How much for eggs now?

Wild birds have been the main ones spreading the Avian Flu. That's why most people that have their own chickens have been covering their runs and not letting them out quite as much to forage. The main thing is chicken feed and their water, not letting the wild birds access it.

Yes I know, but having everybody keep chickens now will make the risk shoot through the roof. I mean, if you don't want this pest to stop, that's a good way.
 
No they don't. They will start laying at 6 months old and when they are 2.5 years old their prime egg laying days are over and it is off to the chicken nugget house.
They will continue to lay eggs well beyond 3 years old but their production drops by half as they get to be 6 or 7, so they don't fit well in the industrial egg laying model of max egg production.
They might be 2 to lay he XXXXL eggs but they start at 6 months with normal size eggs.
In the US nobody really sells anything smaller than large eggs at retail (medium are rare, small are specialty for 30+ years)

The type of chickens laying eggs outside a farm market setting are not similar to what you are used to or familiar with.

Antique chickens would many times start laying eggs at 4 months, these multipurpose chickens laid eggs that aren’t considered marketable .

If industrial layers start laying at 6 months they again won’t lay many eggs marketable to retail at that point, which is why so called liquid eggs should be the same price now as years ago. (Bad eggs usually go into all sorts of industrial crap)

Bird Flu gets problematic at 6+ months already which kills your production and raises costs.

Your point however is taken, F consumer preferences, grow pullets, sell little eggs and small chickens.

Small eggs 99 cents a dozen, large $8 let the market decide.

Could do this but industrial farms are so specialized they probably literally can’t handle pullets and small eggs.

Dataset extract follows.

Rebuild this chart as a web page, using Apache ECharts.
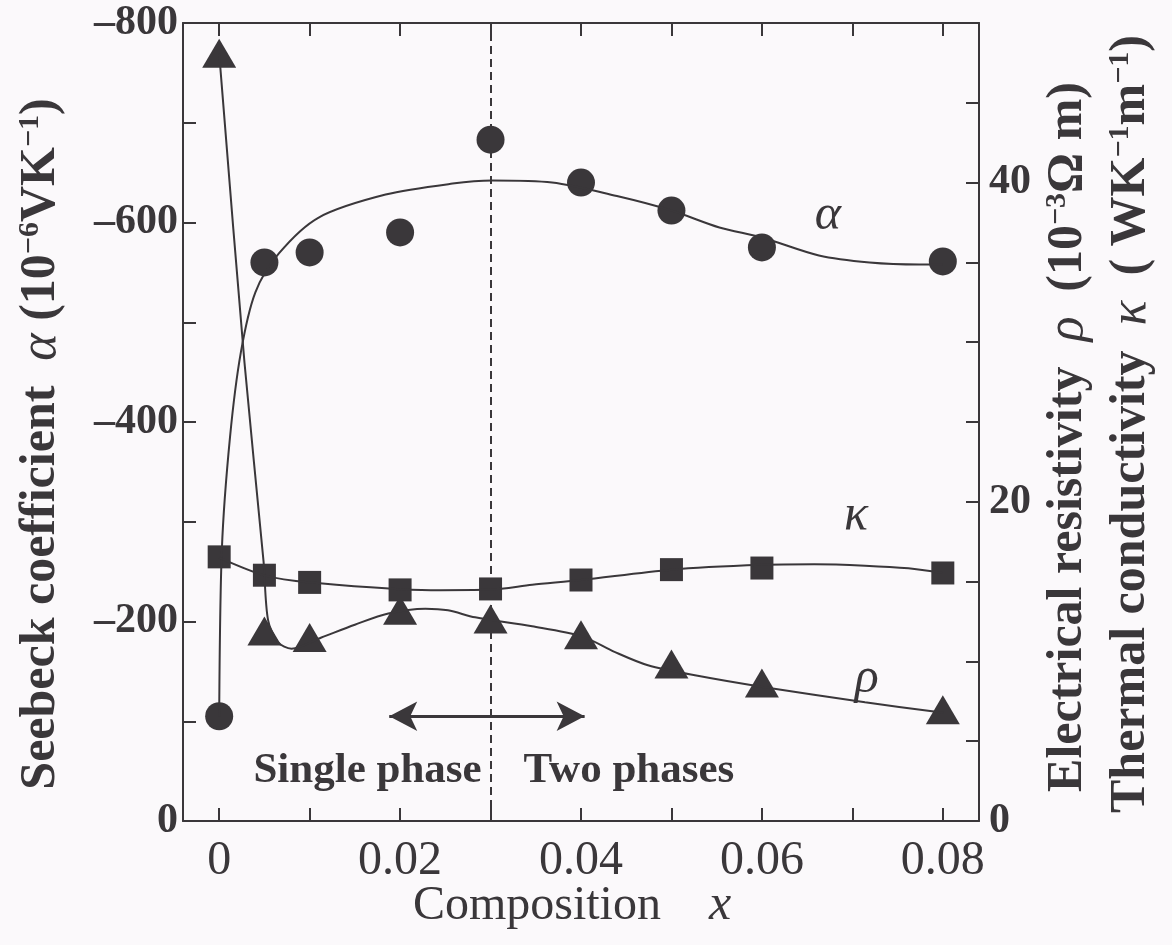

Roosters oddly are more resistant to bird flu, could grow them for meat and soup stock but most are destroyed because they are harder to raise and lack the breast meat everyone expects, good thighs, wings and legs though, lower fat which might upset some.
 
A few years back, Kroger would have dozen and a half cartons of eggs as a weekly digital deal every few weeks for around a buck.
My, but things have changed.
I'm seeing $6-7 a dozen locally with a high of $7.99.
This is the market's way of telling you that you don't really need to eat eggs.
 
We have chickens and eggs but you can't hard boiled fresh eggs. Can't peel them. Tried all kinds of tricks and nothing works .

I won't eat eggs any other way. Plus I like to get away from the house occasionally.
I punch holes in the air pocket side and boil for 9 mins, then cool in tap water for 10 mins, then peel. Most of the time I can peel them well other than about 1/10 of them. Fresh eggs from the shortage too.
 
Avian Flu just threw some gas on the eggflation explosion.
There are outbreaks of Avian flu pretty much every single year. It has been common in N America for the past 8 years, so it's nothing new. More birds were culled in recent years (can't recall which, but between '21 and '23) vs 2024.
 
I'm not defending her response, but a quick Google search reveals she was raised on a family farm, and received a degree in Agriculture from Texas A&M before she became a lawyer. You, sir, would be incorrect.
You'd think she would know what's needed to raise chickens in your backyard then.... How many cities (where the vast majority of people live) don't allow chickens to be raised ? What about people who live in apartments ? It's easy to say "raise your own chickens for eggs" for a news byte when in reality, it's not even close to practical.
 
Trader Joe's had its store brand of large eggs for $3.49/dozen in central Virginia yesterday, which was $2 cheaper than even Walmart, Lidl, and Aldi. Customers were limited to one dozen. But Trader Joe's is distantly related to the Aldi stores.
 
I'm boycotting eggs I have been for the last 3 and 1/2 months. I refuse to pay over $4.50 for a dozen eggs.
I think it's just another tactic to keep the common man down and broke.

They ask high prices for the eggs and as long as they can get it they'll keep taking it from us.

Boycott, eggs don't have long shelf life and chickens don't live more than a few years.
 
I'm boycotting eggs I have been for the last 3 and 1/2 months. I refuse to pay over $4.50 for a dozen eggs.
I think it's just another tactic to keep the common man down and broke.

They ask high prices for the eggs and as long as they can get it they'll keep taking it from us.

Boycott, eggs don't have long shelf life and chickens don't live more than a few years.
So they are killing their laying stock just out of spite?